The Mending Project

The MENding Project

MEN IN THE COMMUNITY are pledging time and money to help alleviate the suffering that remains after violence has been committed.

This suffering is often associated with extended health problems, loss of income or access to resources, loss of transportation through vandalism, loss of housing, broken windows and furniture, smashed walls, broken teeth, broken hearts and torn families. The needs of women and children healing from sexual and/or domestic violence are both immediate and long term. We can help.

What is the MENding Project?

We have developed a method of coordinating broad, community-based pledges for pro bono goods and services from traditionally male-run or male oriented businesses that can help battered women and children and sexual assault survivors mend the harm that men have done.

The MENding Project acknowledges men’s unique opportunity to end men’s violence against women and our collective responsibility to do so.

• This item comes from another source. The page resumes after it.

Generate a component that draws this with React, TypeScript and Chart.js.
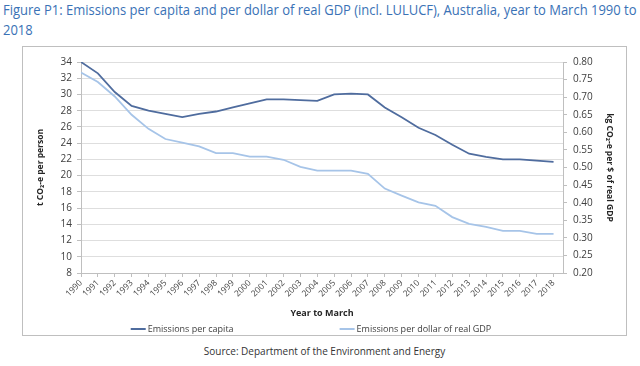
import React, { useEffect, useLayoutEffect, useRef } from "react";
import { Chart, registerables } from "chart.js";

Chart.register(...registerables);

const years = [
  1990, 1991, 1992, 1993, 1994, 1995, 1996, 1997, 1998, 1999,
  2000, 2001, 2002, 2003, 2004, 2005, 2006, 2007, 2008, 2009,
  2010, 2011, 2012, 2013, 2014, 2015, 2016, 2017, 2018,
];

const perCapita = [
  34.0, 32.6, 30.3, 28.6, 28.0, 27.6, 27.2, 27.6, 27.9, 28.4,
  28.9, 29.4, 29.4, 29.3, 29.2, 30.0, 30.1, 30.0, 28.4, 27.2,
  25.9, 25.0, 23.8, 22.7, 22.3, 22.0, 22.0, 21.85, 21.7,
];

const perGdp = [
  0.770, 0.743, 0.702, 0.650, 0.610, 0.581, 0.571, 0.560, 0.541, 0.541,
  0.531, 0.531, 0.522, 0.502, 0.491, 0.491, 0.491, 0.482, 0.440, 0.420,
  0.401, 0.391, 0.359, 0.340, 0.331, 0.320, 0.320, 0.311, 0.311,
];

const seriesLabels = ["Emissions per capita", "Emissions per dollar of real GDP"];
const titleLines = [
  "Figure P1: Emissions per capita and per dollar of real GDP (incl. LULUCF), Australia, year to March 1990 to",
  "2018",
];
const sourceText = "Source: Department of the Environment and Energy";
const xTitle = "Year to March";
const yLeftTitle = "t CO\u2082-e per person";
const yRightTitle = "kg CO\u2082-e per $ of real GDP";

const FONT = '"Open Sans", "Noto Sans", sans-serif';
const DARK = "#4f6c9e";
const LIGHT = "#a6c4e8";
const TEXT = "#404040";

const legendPlugin = {
  id: "excelLegend",
  afterDraw(chart: any) {
    const { ctx, chartArea } = chart;
    const y = chartArea.bottom + 56;
    ctx.save();
    ctx.font = `9px ${FONT}`;
    ctx.textBaseline = "middle";
    ctx.textAlign = "left";
    const lineW = 15;
    const gapText = 2;
    const gap = 106;
    const items = chart.data.datasets.map((d: any) => ({
      label: d.label,
      color: d.borderColor,
      w: lineW + gapText + ctx.measureText(d.label).width,
    }));
    const total = items.reduce((s: number, it: any) => s + it.w, 0) + gap * (items.length - 1);
    let x = (chartArea.left + chartArea.right) / 2 - total / 2 - 11;
    for (const it of items) {
      ctx.strokeStyle = it.color;
      ctx.lineWidth = 2;
      ctx.beginPath();
      ctx.moveTo(x, y);
      ctx.lineTo(x + lineW, y);
      ctx.stroke();
      ctx.fillStyle = TEXT;
      ctx.fillText(it.label, x + lineW + gapText, y);
      x += it.w + gap;
    }
    ctx.restore();
  },
};

export default function App() {
  const canvasRef = useRef<HTMLCanvasElement | null>(null);
  const l1Ref = useRef<HTMLSpanElement | null>(null);
  const l2Ref = useRef<HTMLSpanElement | null>(null);

  useLayoutEffect(() => {
    const l1 = l1Ref.current;
    const l2 = l2Ref.current;
    if (l1 && l2) {
      const w = l1.offsetWidth;
      const k = w > 0 ? 634 / w : 1;
      l1.style.transform = `scaleX(${k})`;
      l2.style.transform = `scaleX(${k})`;
    }
  }, []);

  useEffect(() => {
    const canvas = canvasRef.current;
    if (!canvas) return;
    const chart = new Chart(canvas, {
      type: "line",
      data: {
        datasets: [
          {
            label: seriesLabels[0],
            data: years.map((yr, i) => ({ x: yr, y: perCapita[i] })),
            borderColor: DARK,
            backgroundColor: DARK,
            borderWidth: 1.8,
            pointRadius: 0,
            tension: 0,
            yAxisID: "y",
          },
          {
            label: seriesLabels[1],
            data: years.map((yr, i) => ({ x: yr, y: perGdp[i] })),
            borderColor: LIGHT,
            backgroundColor: LIGHT,
            borderWidth: 1.8,
            pointRadius: 0,
            tension: 0,
            yAxisID: "y1",
          },
        ],
      },
      options: {
        animation: false,
        responsive: false,
        devicePixelRatio: 1,
        layout: { padding: { top: 15, left: 10, right: 10, bottom: 16 } },
        plugins: {
          legend: { display: false },
          tooltip: { enabled: false },
        },
        scales: {
          x: {
            type: "linear",
            min: years[0],
            max: years[years.length - 1] + 0.56,
            afterFit: (s: any) => {
              s.height = 46;
            },
            ticks: {
              stepSize: 1,
              includeBounds: false,
              autoSkip: false,
              maxRotation: 45,
              minRotation: 45,
              padding: 1,
              color: TEXT,
              font: { family: FONT, size: 8.5 },
              callback: (v: any) => String(v),
            },
            grid: { drawOnChartArea: false, color: "#bfbfbf", tickLength: 4 },
            border: { color: "#bfbfbf" },
            title: {
              display: true,
              text: xTitle,
              color: "#262626",
              padding: 0,
              font: { family: FONT, size: 9, weight: "bold" },
            },
          },
          y: {
            position: "left",
            min: 8,
            max: 34,
            afterFit: (s: any) => {
              s.width = 48;
            },
            ticks: {
              stepSize: 2,
              padding: 5,
              color: TEXT,
              font: { family: FONT, size: 10 },
            },
            grid: { color: "#dedede", tickLength: 4, tickColor: "#bfbfbf" },
            border: { color: "#bfbfbf" },
            title: {
              display: true,
              text: yLeftTitle,
              color: "#262626",
              padding: { top: 2, bottom: 0 },
              font: { family: FONT, size: 8.5, weight: "bold" },
            },
          },
          y1: {
            position: "right",
            min: 0.2,
            max: 0.8,
            afterFit: (s: any) => {
              s.width = 53;
            },
            ticks: {
              stepSize: 0.05,
              padding: 6,
              color: TEXT,
              font: { family: FONT, size: 10 },
              callback: (v: any) => Number(v).toFixed(2),
            },
            grid: { drawOnChartArea: false, color: "#bfbfbf", tickLength: 4 },
            border: { color: "#bfbfbf" },
            title: {
              display: true,
              text: yRightTitle,
              color: "#262626",
              padding: { top: 1, bottom: 0 },
              font: { family: FONT, size: 8.5, weight: "bold" },
            },
          },
        },
      },
      plugins: [legendPlugin],
    } as any);
    return () => chart.destroy();
  }, []);

  return (
    <div
      style={{
        position: "absolute",
        left: 0,
        top: 0,
        width: 640,
        height: 366,
        background: "#ffffff",
        overflow: "hidden",
      }}
    >
      <div
        style={{
          position: "absolute",
          left: 3,
          top: 0,
          fontFamily: FONT,
          fontSize: 14,
          lineHeight: "20px",
          color: "#3a72b6",
        }}
      >
        <span ref={l1Ref} style={{ display: "inline-block", whiteSpace: "nowrap", transformOrigin: "left center" }}>
          {titleLines[0]}
        </span>
        <br />
        <span ref={l2Ref} style={{ display: "inline-block", whiteSpace: "nowrap", transformOrigin: "left center" }}>
          {titleLines[1]}
        </span>
      </div>
      <div
        style={{
          position: "absolute",
          left: 22,
          top: 46,
          width: 603,
          height: 288,
          border: "1px solid #bfbfbf",
        }}
      >
        <canvas ref={canvasRef} width={603} height={288} style={{ display: "block", width: 603, height: 288 }} />
      </div>
      <div
        style={{
          position: "absolute",
          left: 0,
          top: 343,
          width: 649,
          textAlign: "center",
          fontFamily: FONT,
          fontSize: 10,
          lineHeight: "16px",
          color: "#333333",
        }}
      >
        {sourceText}
      </div>
    </div>
  );
}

The MENding Project is one answer to the question many men have asked themselves:

“What can I do to help?”

This initiative, and your participation, will provide direct and immediate relief to those in need.

Why do I need to get involved?

Men who sexually assault or batter women rely on other men to remain silent and do nothing. They rely on it! They want you to believe it’s nobody’s business what they do to “their” wife or girlfriend.But it is the business of those of us who care about women; our daughters, spouses, sisters, mothers and friends. This violence and abuse is our business. It’s everybody’s business and it’s time to stop it. And the truth is… if sexual and domestic violence is going to stop, men are going to have to stop it.

A woman who is abused is often left isolated, scared and alone as she struggles to make a new life for herself and her children. She endures serious injury and continuous insult. The man who abuses her routinely pounds into her heart the idea that she is worthless and no one would help her if he (or she) were to leave. He has taken her money and controls her financial assets in his efforts to entrap and control her.

Your generosity can provide her the hope and the inspiration that there will be a better day and a life free from the threat, or reality, of violence. And she will know that there are men in her community who care enough to support her efforts to be safe and free.

How do I start?

Do you have a skill, service or business that can help? We’re asking you to donate free or discounted goods and services that will help women heal from the wounds and rebuild their lives for themselves and their families.

Are you a member of a civic or community group? such as the Chamber of Commerce, Rotarians, Kiwanis? How about a church, synagogue, mosque or tribal spiritual community? Are you a member of a sportsman’s club or community athletics organization?

MENding Project resources

We have provided the necessary forms to engage men in your community to organize a local MENding project initiative. In the links above you will find a brochure that can be downloaded and printed with your local contact information included on the back panel along with the brochure printing instructions for commercial printers. You will also find the necessary pledge forms, window and counter top MENding display cards, a sample list of 60 pro-bono businesses to approach, a pledge sheet to track and tally donations, model thank you letters, fact sheets, confidentiality statements, and cover sheets explaining the project. While we are providing sample documents, please feel free to adapt them to your location and needs.

THE MENDING PROJECT envisions men going to the hardware store, the auto shop, the grocery store, the gym, the doctor, the dentist, the locksmith and the lumber company and seeing the MENding pledge on countertops and displayed in business windows all over town. We also envision women seeing those same signs.

Our efforts, in conjunction with a strong criminal justice system response, lets men who are inclined to use violence know that they cannot abuse women and children in our town, our city, our village or on our reservation—because the men here care for all the women, and girls, and boys of our community. And it is that caring heart that is mending the harm.

Please join with other men (and women) working together to stop the violence and mend the harm.